Write every line out verbatim and omit the pictures.

> Supplied information:
◆ ◆ ◆ ◆

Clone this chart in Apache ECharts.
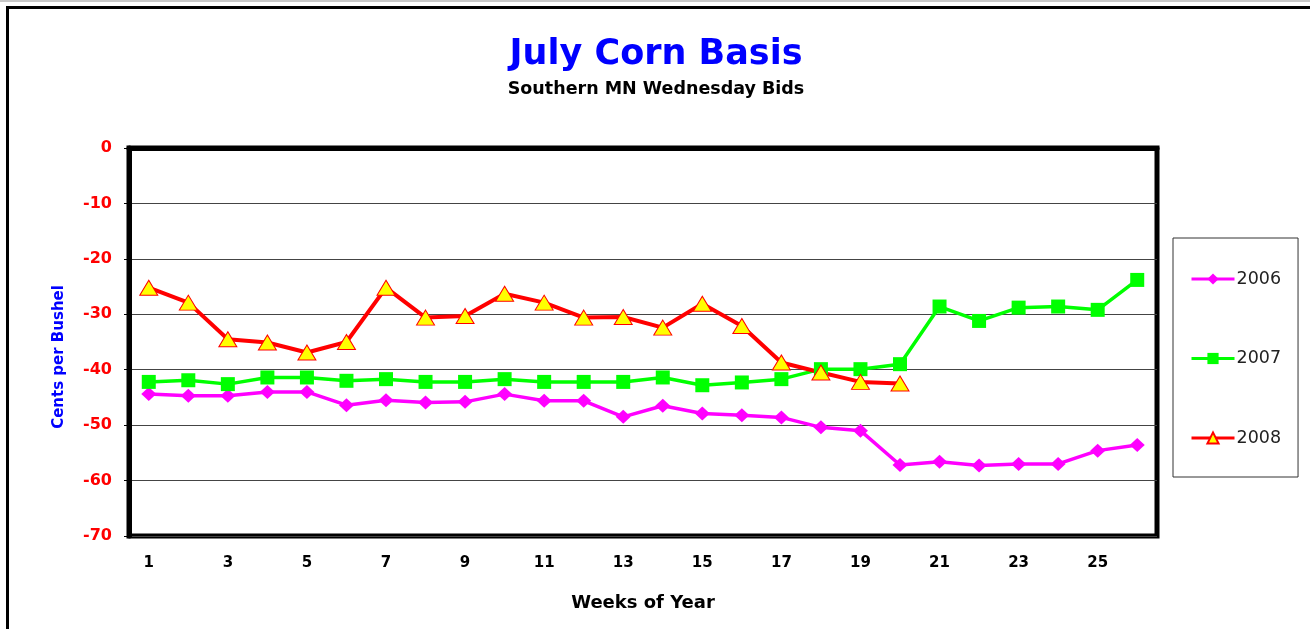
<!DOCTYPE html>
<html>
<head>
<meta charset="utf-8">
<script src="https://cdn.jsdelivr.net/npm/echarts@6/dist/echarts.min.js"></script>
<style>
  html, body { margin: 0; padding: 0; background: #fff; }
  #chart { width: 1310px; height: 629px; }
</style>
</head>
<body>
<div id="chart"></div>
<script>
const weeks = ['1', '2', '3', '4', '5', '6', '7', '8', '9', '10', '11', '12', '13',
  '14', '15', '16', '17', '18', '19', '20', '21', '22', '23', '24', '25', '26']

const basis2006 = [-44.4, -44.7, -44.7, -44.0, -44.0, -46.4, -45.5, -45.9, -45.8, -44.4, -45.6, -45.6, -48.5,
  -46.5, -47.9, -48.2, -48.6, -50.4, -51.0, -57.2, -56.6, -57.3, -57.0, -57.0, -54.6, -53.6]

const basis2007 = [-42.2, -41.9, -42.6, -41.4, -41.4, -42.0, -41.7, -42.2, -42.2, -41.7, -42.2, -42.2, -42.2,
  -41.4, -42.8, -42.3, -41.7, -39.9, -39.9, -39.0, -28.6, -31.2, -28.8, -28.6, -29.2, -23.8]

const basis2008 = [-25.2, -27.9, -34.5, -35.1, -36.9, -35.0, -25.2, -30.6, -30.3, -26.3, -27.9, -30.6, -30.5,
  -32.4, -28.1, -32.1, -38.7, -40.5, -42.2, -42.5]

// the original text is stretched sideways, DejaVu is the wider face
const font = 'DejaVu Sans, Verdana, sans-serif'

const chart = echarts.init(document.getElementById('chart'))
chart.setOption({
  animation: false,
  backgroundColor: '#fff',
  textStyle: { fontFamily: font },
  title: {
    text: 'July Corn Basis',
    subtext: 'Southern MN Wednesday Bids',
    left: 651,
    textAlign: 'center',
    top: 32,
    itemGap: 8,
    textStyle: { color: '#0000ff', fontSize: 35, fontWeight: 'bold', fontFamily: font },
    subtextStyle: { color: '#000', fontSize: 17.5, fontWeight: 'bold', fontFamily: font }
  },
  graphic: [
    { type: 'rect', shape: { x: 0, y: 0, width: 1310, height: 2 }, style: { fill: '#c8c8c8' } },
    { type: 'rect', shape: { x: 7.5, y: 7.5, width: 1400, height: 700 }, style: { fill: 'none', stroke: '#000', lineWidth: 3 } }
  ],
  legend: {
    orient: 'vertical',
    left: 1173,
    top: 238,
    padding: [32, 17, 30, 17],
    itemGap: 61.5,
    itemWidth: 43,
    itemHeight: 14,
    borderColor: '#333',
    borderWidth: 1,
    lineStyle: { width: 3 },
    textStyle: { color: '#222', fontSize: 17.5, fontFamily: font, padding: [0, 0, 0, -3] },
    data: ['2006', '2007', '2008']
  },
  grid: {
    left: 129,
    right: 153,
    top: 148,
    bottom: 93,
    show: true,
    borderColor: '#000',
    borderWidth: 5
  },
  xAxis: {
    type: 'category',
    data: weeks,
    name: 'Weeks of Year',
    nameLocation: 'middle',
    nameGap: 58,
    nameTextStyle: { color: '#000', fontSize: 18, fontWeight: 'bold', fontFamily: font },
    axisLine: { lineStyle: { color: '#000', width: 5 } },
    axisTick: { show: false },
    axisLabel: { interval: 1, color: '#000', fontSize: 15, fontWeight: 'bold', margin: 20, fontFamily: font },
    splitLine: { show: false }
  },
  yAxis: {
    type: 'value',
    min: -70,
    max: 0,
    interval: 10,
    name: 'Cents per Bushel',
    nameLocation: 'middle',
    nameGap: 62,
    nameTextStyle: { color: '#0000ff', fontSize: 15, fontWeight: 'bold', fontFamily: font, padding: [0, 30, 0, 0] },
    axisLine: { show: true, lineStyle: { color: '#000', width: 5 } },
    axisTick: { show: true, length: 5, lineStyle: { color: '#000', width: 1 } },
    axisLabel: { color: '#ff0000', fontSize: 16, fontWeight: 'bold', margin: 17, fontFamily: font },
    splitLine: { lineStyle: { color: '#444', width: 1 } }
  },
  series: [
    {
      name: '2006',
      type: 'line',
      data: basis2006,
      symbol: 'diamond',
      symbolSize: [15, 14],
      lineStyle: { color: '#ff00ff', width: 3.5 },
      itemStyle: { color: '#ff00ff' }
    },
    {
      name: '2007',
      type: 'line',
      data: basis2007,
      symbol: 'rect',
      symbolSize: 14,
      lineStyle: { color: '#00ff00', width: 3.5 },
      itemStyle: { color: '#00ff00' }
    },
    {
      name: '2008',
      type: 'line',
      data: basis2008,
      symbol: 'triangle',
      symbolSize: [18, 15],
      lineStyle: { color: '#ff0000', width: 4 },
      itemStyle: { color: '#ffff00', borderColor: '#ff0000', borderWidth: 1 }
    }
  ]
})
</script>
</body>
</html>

◆ ◆ ◆ ◆

> Result of this exercise:
Clone this chart in Apache ECharts.
<!DOCTYPE html>
<html>
<head>
<meta charset="utf-8">
<script src="https://cdn.jsdelivr.net/npm/echarts@6/dist/echarts.min.js"></script>
<style>
  html, body { margin: 0; padding: 0; background: #fff; }
  #chart { width: 1310px; height: 629px; }
</style>
</head>
<body>
<div id="chart"></div>
<script>
const weeks = ['1', '2', '3', '4', '5', '6', '7', '8', '9', '10', '11', '12', '13',
  '14', '15', '16', '17', '18', '19', '20', '21', '22', '23', '24', '25', '26']

const basis2006 = [-44.4, -44.7, -44.7, -44.0, -44.0, -46.4, -45.5, -45.9, -45.8, -44.4, -45.6, -45.6, -48.5,
  -46.5, -47.9, -48.2, -48.6, -50.4, -51.0, -57.2, -56.6, -57.3, -57.0, -57.0, -54.6, -53.6]

const basis2007 = [-42.2, -41.9, -42.6, -41.4, -41.4, -42.0, -41.7, -42.2, -42.2, -41.7, -42.2, -42.2, -42.2,
  -41.4, -42.8, -42.3, -41.7, -39.9, -39.9, -39.0, -28.6, -31.2, -28.8, -28.6, -29.2, -23.8]

const basis2008 = [-25.2, -27.9, -34.5, -35.1, -36.9, -35.0, -25.2, -30.6, -30.3, -26.3, -27.9, -30.6, -30.5,
  -32.4, -28.1, -32.1, -38.7, -40.5, -42.2, -42.5]

// the original text is stretched sideways, DejaVu is the wider face
const font = 'DejaVu Sans, Verdana, sans-serif'

const chart = echarts.init(document.getElementById('chart'))
chart.setOption({
  animation: false,
  backgroundColor: '#fff',
  textStyle: { fontFamily: font },
  title: {
    text: 'July Corn Basis',
    subtext: 'Southern MN Wednesday Bids',
    left: 651,
    textAlign: 'center',
    top: 32,
    itemGap: 8,
    textStyle: { color: '#0000ff', fontSize: 35, fontWeight: 'bold', fontFamily: font },
    subtextStyle: { color: '#000', fontSize: 17.5, fontWeight: 'bold', fontFamily: font }
  },
  graphic: [
    { type: 'rect', shape: { x: 0, y: 0, width: 1310, height: 2 }, style: { fill: '#c8c8c8' } },
    { type: 'rect', shape: { x: 7.5, y: 7.5, width: 1400, height: 700 }, style: { fill: 'none', stroke: '#000', lineWidth: 3 } }
  ],
  legend: {
    orient: 'vertical',
    left: 1173,
    top: 238,
    padding: [32, 17, 30, 17],
    itemGap: 61.5,
    itemWidth: 43,
    itemHeight: 14,
    borderColor: '#333',
    borderWidth: 1,
    lineStyle: { width: 3 },
    textStyle: { color: '#222', fontSize: 17.5, fontFamily: font, padding: [0, 0, 0, -3] },
    data: ['2006', '2007', '2008']
  },
  grid: {
    left: 129,
    right: 153,
    top: 148,
    bottom: 93,
    show: true,
    borderColor: '#000',
    borderWidth: 5
  },
  xAxis: {
    type: 'category',
    data: weeks,
    name: 'Weeks of Year',
    nameLocation: 'middle',
    nameGap: 58,
    nameTextStyle: { color: '#000', fontSize: 18, fontWeight: 'bold', fontFamily: font },
    axisLine: { lineStyle: { color: '#000', width: 5 } },
    axisTick: { show: false },
    axisLabel: { interval: 1, color: '#000', fontSize: 15, fontWeight: 'bold', margin: 20, fontFamily: font },
    splitLine: { show: false }
  },
  yAxis: {
    type: 'value',
    min: -70,
    max: 0,
    interval: 10,
    name: 'Cents per Bushel',
    nameLocation: 'middle',
    nameGap: 62,
    nameTextStyle: { color: '#0000ff', fontSize: 15, fontWeight: 'bold', fontFamily: font, padding: [0, 30, 0, 0] },
    axisLine: { show: true, lineStyle: { color: '#000', width: 5 } },
    axisTick: { show: true, length: 5, lineStyle: { color: '#000', width: 1 } },
    axisLabel: { color: '#ff0000', fontSize: 16, fontWeight: 'bold', margin: 17, fontFamily: font },
    splitLine: { lineStyle: { color: '#444', width: 1 } }
  },
  series: [
    {
      name: '2006',
      type: 'line',
      data: basis2006,
      symbol: 'diamond',
      symbolSize: [15, 14],
      lineStyle: { color: '#ff00ff', width: 3.5 },
      itemStyle: { color: '#ff00ff' }
    },
    {
      name: '2007',
      type: 'line',
      data: basis2007,
      symbol: 'rect',
      symbolSize: 14,
      lineStyle: { color: '#00ff00', width: 3.5 },
      itemStyle: { color: '#00ff00' }
    },
    {
      name: '2008',
      type: 'line',
      data: basis2008,
      symbol: 'triangle',
      symbolSize: [18, 15],
      lineStyle: { color: '#ff0000', width: 4 },
      itemStyle: { color: '#ffff00', borderColor: '#ff0000', borderWidth: 1 }
    }
  ]
})
</script>
</body>
</html>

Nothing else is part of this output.